Harry Potter likes it too.
It's been too long since that first cleansing spending freeze, and we have found ourselves backsliding a little, so now we are doing another one. Last time, thanks to Christmas and a few other factors, we were able to put money into savings and meet several financial goals. This time will be different. We have a dental check-up next month for all three kids. I'm just praying there are no cavities this time. We didn't have a car payment last time we did the freeze, but we do now because our dear old Betty broke down and we had to buy a new (to us) van before we wanted to. Yes, we have some expenses coming up that can't be helped.

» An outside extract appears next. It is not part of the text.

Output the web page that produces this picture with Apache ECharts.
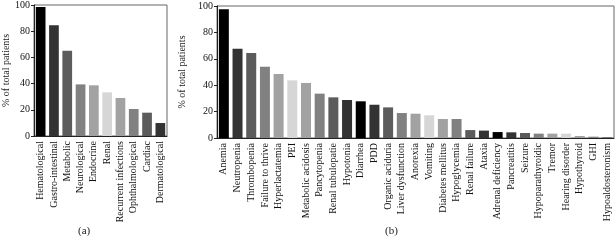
<!DOCTYPE html>
<html><head><meta charset="utf-8">
<script src="https://cdn.jsdelivr.net/npm/echarts@6/dist/echarts.min.js"></script>
<style>html,body{margin:0;padding:0;background:#fff}#c{width:616px;height:244px}</style>
</head><body><div id="c"></div>
<script>
const catsA = ["Hematological","Gastro-intestinal","Metabolic","Neurological","Endocrine","Renal","Recurrent infections","Ophthalmological","Cardiac","Dermatological"];
const valsA = [98.5, 84.5, 65, 39.4, 38.7, 33.3, 29, 20.6, 17.8, 9.9];
const catsB = ["Anemia","Neutropenia","Thrombopenia","Failure to thrive","Hyperlactatemia","PEI","Metabolic acidosis","Pancytopenia","Renal tubulopatie","Hypotonia","Diarrhea","PDD","Organic aciduria","Liver dysfunction","Anorexia","Vomiting","Diabetes mellitus","Hypoglycemia","Renal failure","Ataxia","Adrenal deficiency","Pancreatitis","Seizure","Hypoparathyroidic","Tremor","Hearing disorder","Hypothyroid","GHI","Hypoaldosteronism"];
const valsB = [97.5, 67.7, 64.4, 54, 48.5, 43.7, 41.7, 33.6, 30.8, 28.8, 27.8, 25.2, 23.2, 18.9, 18.4, 17.2, 14.4, 14.4, 6.0, 5.6, 4.5, 4.3, 3.8, 3.3, 3.3, 3.3, 1.5, 1.0, 0.5];
const yTicks = [0, 20, 40, 60, 80, 100];
const shades = ["#000000","#333333","#5c5c5c","#818181","#a2a2a2","#d6d6d6","#a2a2a2","#818181","#5c5c5c","#333333"];
const yName = "% of total patients";
const panelLabels = ["(a)", "(b)"];

const font = "'Liberation Serif', 'DejaVu Serif', serif";
const chart = echarts.init(document.getElementById('c'), null, {renderer: 'canvas'});

function xAxis(cats, gi) {
  return {
    type: 'category', data: cats, gridIndex: gi,
    axisLine: {lineStyle: {color: '#222', width: 1}},
    axisTick: {alignWithLabel: true, length: 3, lineStyle: {color: '#222'}},
    axisLabel: {rotate: 90, fontFamily: font, fontSize: 10, color: '#111', margin: 5, interval: 0}
  };
}
function yAxis(gi, gap) {
  return {
    type: 'value', gridIndex: gi, min: 0, max: 100, interval: 20,
    name: yName, nameLocation: 'middle', nameGap: gap,
    nameTextStyle: {fontFamily: font, fontSize: 10, color: '#222'},
    axisLine: {show: true, lineStyle: {color: '#222', width: 1}},
    axisTick: {show: true, length: 3, lineStyle: {color: '#222'}},
    axisLabel: {fontFamily: font, fontSize: 10, color: '#111', margin: 4,
      formatter: v => yTicks.includes(v) ? String(v) : ''},
    splitLine: {show: false}
  };
}
function colored(vals) {
  return vals.map((v, i) => ({value: v, itemStyle: {color: shades[i % shades.length]}}));
}

chart.setOption({
  animation: false,
  backgroundColor: '#fff',
  grid: [
    {left: 34, top: 5, width: 133, height: 131, show: true, borderColor: '#666', borderWidth: 1, backgroundColor: 'transparent'},
    {left: 217, top: 6, width: 397, height: 132, show: true, borderColor: '#666', borderWidth: 1, backgroundColor: 'transparent'}
  ],
  xAxis: [xAxis(catsA, 0), xAxis(catsB, 1)],
  yAxis: [yAxis(0, 22), yAxis(1, 24)],
  series: [
    {type: 'bar', xAxisIndex: 0, yAxisIndex: 0, data: colored(valsA), barCategoryGap: '27%'},
    {type: 'bar', xAxisIndex: 1, yAxisIndex: 1, data: colored(valsB), barCategoryGap: '27%'}
  ],
  graphic: [
    {type: 'text', left: 78, top: 226, style: {text: panelLabels[0], font: '11px ' + font, fill: '#222'}},
    {type: 'text', left: 385, top: 226, style: {text: panelLabels[1], font: '11px ' + font, fill: '#222'}}
  ]
});
</script></body></html>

But even if we don't put a single dime into savings during this spending freeze--even if all we do is just barely stay in the black, keep our credit card balance at zero, and leave our emergency savings untouched--it will be totally worth it. It will be so much better than letting things spiral because why bother, we won't get ahead anyway. Someday soon, a gift or a Godbreeze will come, and we will be ready to receive it. That's what I've learned. That's what I'm reminded of when I look at our buffet.